**SHORT EXERCISE**
Transcribe the data in full and exactly, omitting any pictures.

Start of COLLECTED DATA

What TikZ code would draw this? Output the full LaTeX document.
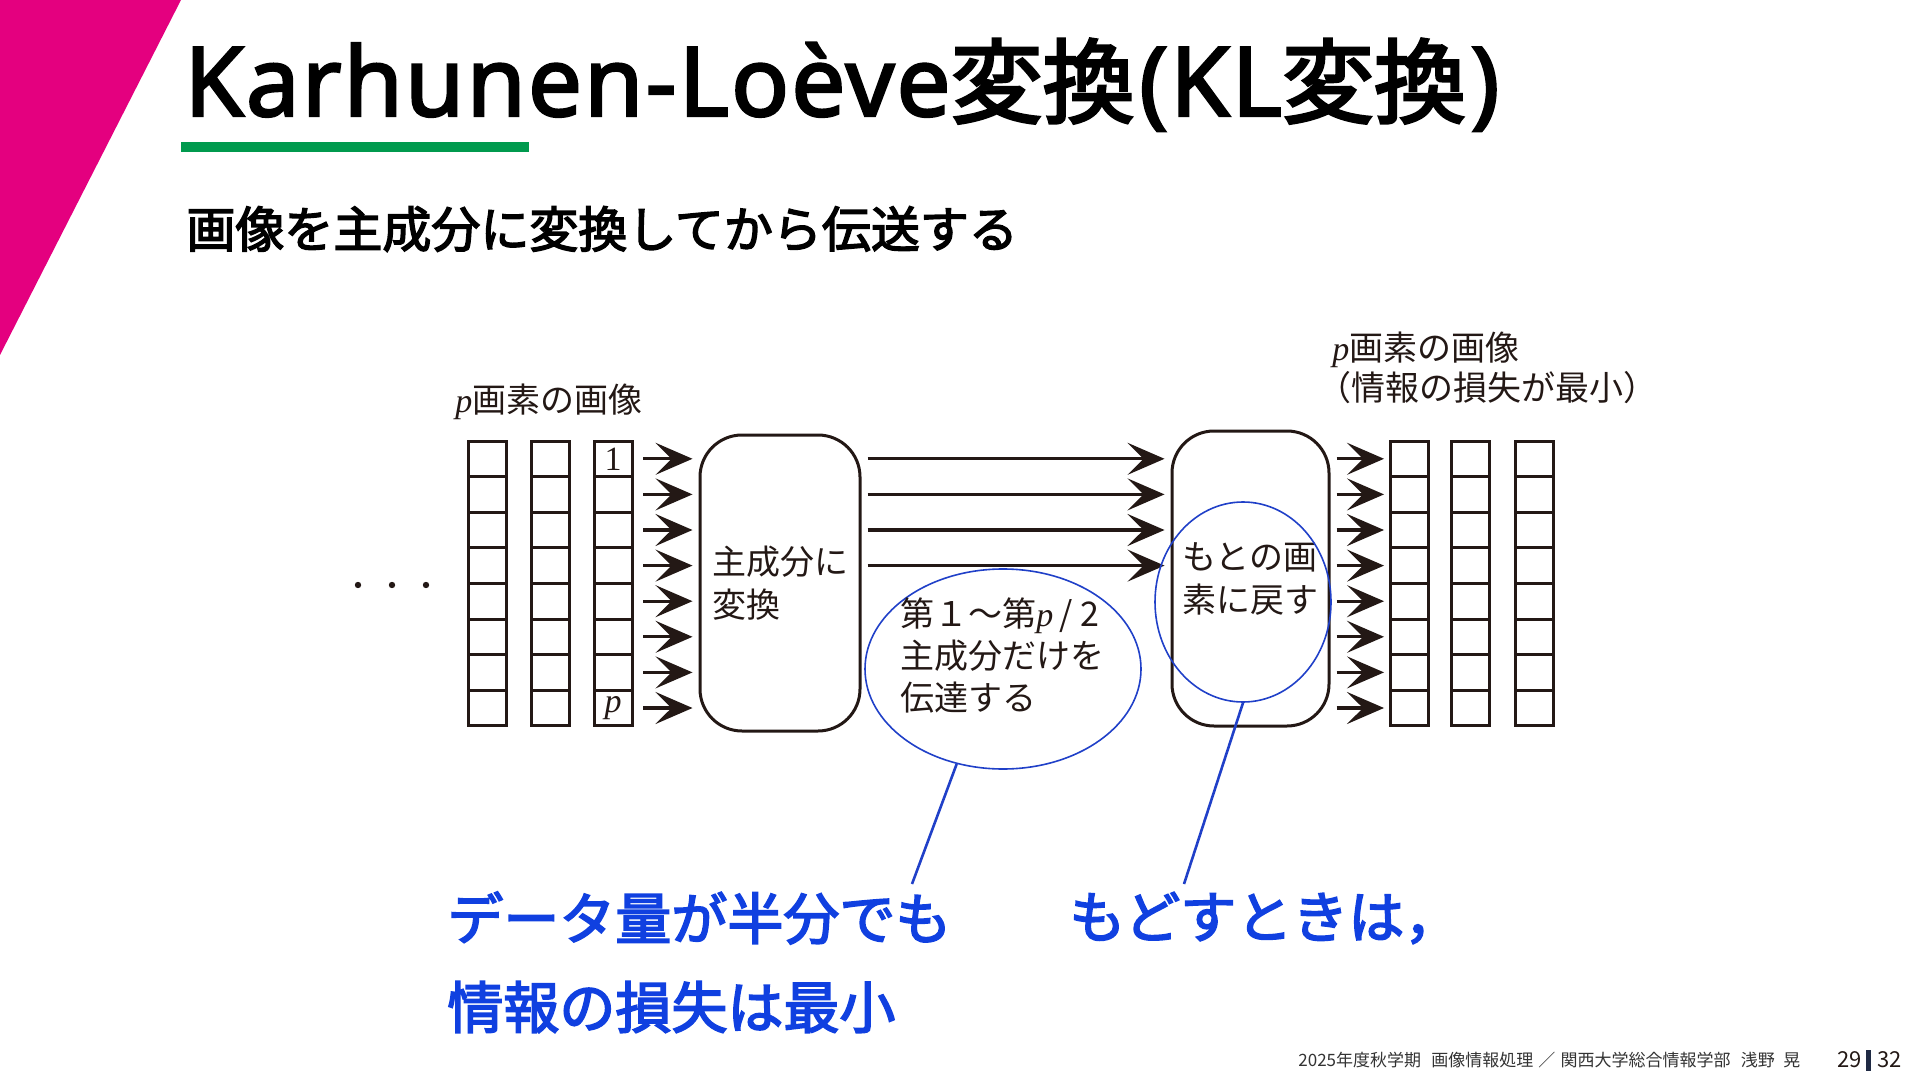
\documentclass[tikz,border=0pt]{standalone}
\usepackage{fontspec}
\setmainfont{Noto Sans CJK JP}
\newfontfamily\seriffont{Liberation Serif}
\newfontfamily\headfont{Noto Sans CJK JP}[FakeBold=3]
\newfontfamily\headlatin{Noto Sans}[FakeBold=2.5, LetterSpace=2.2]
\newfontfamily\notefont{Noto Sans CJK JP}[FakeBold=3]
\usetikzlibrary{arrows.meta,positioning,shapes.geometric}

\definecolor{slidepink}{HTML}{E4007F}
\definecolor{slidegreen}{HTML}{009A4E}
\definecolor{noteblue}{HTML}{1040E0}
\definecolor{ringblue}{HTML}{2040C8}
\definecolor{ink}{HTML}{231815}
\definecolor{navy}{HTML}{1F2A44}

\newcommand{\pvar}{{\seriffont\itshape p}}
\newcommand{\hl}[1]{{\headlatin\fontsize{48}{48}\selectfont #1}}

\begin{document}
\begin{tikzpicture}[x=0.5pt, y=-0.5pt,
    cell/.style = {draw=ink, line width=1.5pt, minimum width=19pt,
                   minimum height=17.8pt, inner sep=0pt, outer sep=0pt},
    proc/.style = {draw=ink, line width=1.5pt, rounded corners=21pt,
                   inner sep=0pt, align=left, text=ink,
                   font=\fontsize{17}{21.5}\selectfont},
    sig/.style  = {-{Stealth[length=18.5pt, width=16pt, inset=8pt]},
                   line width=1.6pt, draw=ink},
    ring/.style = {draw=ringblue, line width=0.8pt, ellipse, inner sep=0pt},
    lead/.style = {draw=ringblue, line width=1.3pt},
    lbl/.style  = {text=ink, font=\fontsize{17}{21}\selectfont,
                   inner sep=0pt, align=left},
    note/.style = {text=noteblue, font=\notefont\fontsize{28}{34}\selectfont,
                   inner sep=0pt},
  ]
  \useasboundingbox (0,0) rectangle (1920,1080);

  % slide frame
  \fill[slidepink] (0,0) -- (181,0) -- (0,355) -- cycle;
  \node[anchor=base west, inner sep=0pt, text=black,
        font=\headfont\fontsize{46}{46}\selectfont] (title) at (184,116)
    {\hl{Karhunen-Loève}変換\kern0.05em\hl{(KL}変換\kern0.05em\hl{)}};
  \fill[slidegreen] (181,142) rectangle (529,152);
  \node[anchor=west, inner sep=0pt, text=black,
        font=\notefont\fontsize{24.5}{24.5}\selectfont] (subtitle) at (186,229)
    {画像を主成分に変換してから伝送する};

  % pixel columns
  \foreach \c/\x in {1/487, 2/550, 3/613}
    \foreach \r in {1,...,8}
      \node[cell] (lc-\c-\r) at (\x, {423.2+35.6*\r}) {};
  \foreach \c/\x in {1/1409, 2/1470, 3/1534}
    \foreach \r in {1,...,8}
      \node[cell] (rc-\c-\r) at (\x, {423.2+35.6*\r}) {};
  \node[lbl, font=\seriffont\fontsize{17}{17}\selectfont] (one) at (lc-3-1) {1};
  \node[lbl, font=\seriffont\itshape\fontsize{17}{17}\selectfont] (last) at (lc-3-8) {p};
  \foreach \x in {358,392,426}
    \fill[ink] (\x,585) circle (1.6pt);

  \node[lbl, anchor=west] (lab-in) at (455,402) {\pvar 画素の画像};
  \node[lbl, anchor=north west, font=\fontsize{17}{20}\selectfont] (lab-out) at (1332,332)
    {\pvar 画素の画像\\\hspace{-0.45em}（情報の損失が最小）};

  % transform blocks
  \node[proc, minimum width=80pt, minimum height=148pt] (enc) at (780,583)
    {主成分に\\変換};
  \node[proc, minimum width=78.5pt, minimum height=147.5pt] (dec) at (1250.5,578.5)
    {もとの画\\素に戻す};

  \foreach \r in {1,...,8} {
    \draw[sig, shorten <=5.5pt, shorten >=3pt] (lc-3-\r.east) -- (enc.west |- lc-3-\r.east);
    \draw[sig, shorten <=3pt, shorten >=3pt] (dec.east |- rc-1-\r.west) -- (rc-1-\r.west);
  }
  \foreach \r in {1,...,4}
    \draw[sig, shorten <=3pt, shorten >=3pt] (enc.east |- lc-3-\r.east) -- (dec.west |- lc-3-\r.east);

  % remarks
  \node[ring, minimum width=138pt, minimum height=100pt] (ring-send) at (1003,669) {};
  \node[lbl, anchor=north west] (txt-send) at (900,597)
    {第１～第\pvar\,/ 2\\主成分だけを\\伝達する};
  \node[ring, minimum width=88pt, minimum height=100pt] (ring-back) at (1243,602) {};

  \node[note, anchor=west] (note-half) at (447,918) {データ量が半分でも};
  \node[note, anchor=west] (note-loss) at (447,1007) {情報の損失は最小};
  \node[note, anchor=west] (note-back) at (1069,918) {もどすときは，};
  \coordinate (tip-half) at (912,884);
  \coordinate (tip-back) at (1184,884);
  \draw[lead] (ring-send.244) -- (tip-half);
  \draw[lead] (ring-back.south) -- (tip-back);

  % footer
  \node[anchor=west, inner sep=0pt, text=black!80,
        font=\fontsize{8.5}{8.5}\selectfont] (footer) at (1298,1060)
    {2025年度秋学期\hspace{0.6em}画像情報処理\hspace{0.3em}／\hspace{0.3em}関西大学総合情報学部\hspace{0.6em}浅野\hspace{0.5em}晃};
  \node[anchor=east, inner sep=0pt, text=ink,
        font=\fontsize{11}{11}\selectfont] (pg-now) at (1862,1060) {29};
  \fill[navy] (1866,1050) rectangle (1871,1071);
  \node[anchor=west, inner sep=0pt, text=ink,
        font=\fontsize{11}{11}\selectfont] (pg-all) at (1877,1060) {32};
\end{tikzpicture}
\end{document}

End of COLLECTED DATA

**ANSWER FOR THE TASK**
What TikZ code would draw this? Output the full LaTeX document.
\documentclass[tikz,border=0pt]{standalone}
\usepackage{fontspec}
\setmainfont{Noto Sans CJK JP}
\newfontfamily\seriffont{Liberation Serif}
\newfontfamily\headfont{Noto Sans CJK JP}[FakeBold=3]
\newfontfamily\headlatin{Noto Sans}[FakeBold=2.5, LetterSpace=2.2]
\newfontfamily\notefont{Noto Sans CJK JP}[FakeBold=3]
\usetikzlibrary{arrows.meta,positioning,shapes.geometric}

\definecolor{slidepink}{HTML}{E4007F}
\definecolor{slidegreen}{HTML}{009A4E}
\definecolor{noteblue}{HTML}{1040E0}
\definecolor{ringblue}{HTML}{2040C8}
\definecolor{ink}{HTML}{231815}
\definecolor{navy}{HTML}{1F2A44}

\newcommand{\pvar}{{\seriffont\itshape p}}
\newcommand{\hl}[1]{{\headlatin\fontsize{48}{48}\selectfont #1}}

\begin{document}
\begin{tikzpicture}[x=0.5pt, y=-0.5pt,
    cell/.style = {draw=ink, line width=1.5pt, minimum width=19pt,
                   minimum height=17.8pt, inner sep=0pt, outer sep=0pt},
    proc/.style = {draw=ink, line width=1.5pt, rounded corners=21pt,
                   inner sep=0pt, align=left, text=ink,
                   font=\fontsize{17}{21.5}\selectfont},
    sig/.style  = {-{Stealth[length=18.5pt, width=16pt, inset=8pt]},
                   line width=1.6pt, draw=ink},
    ring/.style = {draw=ringblue, line width=0.8pt, ellipse, inner sep=0pt},
    lead/.style = {draw=ringblue, line width=1.3pt},
    lbl/.style  = {text=ink, font=\fontsize{17}{21}\selectfont,
                   inner sep=0pt, align=left},
    note/.style = {text=noteblue, font=\notefont\fontsize{28}{34}\selectfont,
                   inner sep=0pt},
  ]
  \useasboundingbox (0,0) rectangle (1920,1080);

  % slide frame
  \fill[slidepink] (0,0) -- (181,0) -- (0,355) -- cycle;
  \node[anchor=base west, inner sep=0pt, text=black,
        font=\headfont\fontsize{46}{46}\selectfont] (title) at (184,116)
    {\hl{Karhunen-Loève}変換\kern0.05em\hl{(KL}変換\kern0.05em\hl{)}};
  \fill[slidegreen] (181,142) rectangle (529,152);
  \node[anchor=west, inner sep=0pt, text=black,
        font=\notefont\fontsize{24.5}{24.5}\selectfont] (subtitle) at (186,229)
    {画像を主成分に変換してから伝送する};

  % pixel columns
  \foreach \c/\x in {1/487, 2/550, 3/613}
    \foreach \r in {1,...,8}
      \node[cell] (lc-\c-\r) at (\x, {423.2+35.6*\r}) {};
  \foreach \c/\x in {1/1409, 2/1470, 3/1534}
    \foreach \r in {1,...,8}
      \node[cell] (rc-\c-\r) at (\x, {423.2+35.6*\r}) {};
  \node[lbl, font=\seriffont\fontsize{17}{17}\selectfont] (one) at (lc-3-1) {1};
  \node[lbl, font=\seriffont\itshape\fontsize{17}{17}\selectfont] (last) at (lc-3-8) {p};
  \foreach \x in {358,392,426}
    \fill[ink] (\x,585) circle (1.6pt);

  \node[lbl, anchor=west] (lab-in) at (455,402) {\pvar 画素の画像};
  \node[lbl, anchor=north west, font=\fontsize{17}{20}\selectfont] (lab-out) at (1332,332)
    {\pvar 画素の画像\\\hspace{-0.45em}（情報の損失が最小）};

  % transform blocks
  \node[proc, minimum width=80pt, minimum height=148pt] (enc) at (780,583)
    {主成分に\\変換};
  \node[proc, minimum width=78.5pt, minimum height=147.5pt] (dec) at (1250.5,578.5)
    {もとの画\\素に戻す};

  \foreach \r in {1,...,8} {
    \draw[sig, shorten <=5.5pt, shorten >=3pt] (lc-3-\r.east) -- (enc.west |- lc-3-\r.east);
    \draw[sig, shorten <=3pt, shorten >=3pt] (dec.east |- rc-1-\r.west) -- (rc-1-\r.west);
  }
  \foreach \r in {1,...,4}
    \draw[sig, shorten <=3pt, shorten >=3pt] (enc.east |- lc-3-\r.east) -- (dec.west |- lc-3-\r.east);

  % remarks
  \node[ring, minimum width=138pt, minimum height=100pt] (ring-send) at (1003,669) {};
  \node[lbl, anchor=north west] (txt-send) at (900,597)
    {第１～第\pvar\,/ 2\\主成分だけを\\伝達する};
  \node[ring, minimum width=88pt, minimum height=100pt] (ring-back) at (1243,602) {};

  \node[note, anchor=west] (note-half) at (447,918) {データ量が半分でも};
  \node[note, anchor=west] (note-loss) at (447,1007) {情報の損失は最小};
  \node[note, anchor=west] (note-back) at (1069,918) {もどすときは，};
  \coordinate (tip-half) at (912,884);
  \coordinate (tip-back) at (1184,884);
  \draw[lead] (ring-send.244) -- (tip-half);
  \draw[lead] (ring-back.south) -- (tip-back);

  % footer
  \node[anchor=west, inner sep=0pt, text=black!80,
        font=\fontsize{8.5}{8.5}\selectfont] (footer) at (1298,1060)
    {2025年度秋学期\hspace{0.6em}画像情報処理\hspace{0.3em}／\hspace{0.3em}関西大学総合情報学部\hspace{0.6em}浅野\hspace{0.5em}晃};
  \node[anchor=east, inner sep=0pt, text=ink,
        font=\fontsize{11}{11}\selectfont] (pg-now) at (1862,1060) {29};
  \fill[navy] (1866,1050) rectangle (1871,1071);
  \node[anchor=west, inner sep=0pt, text=ink,
        font=\fontsize{11}{11}\selectfont] (pg-all) at (1877,1060) {32};
\end{tikzpicture}
\end{document}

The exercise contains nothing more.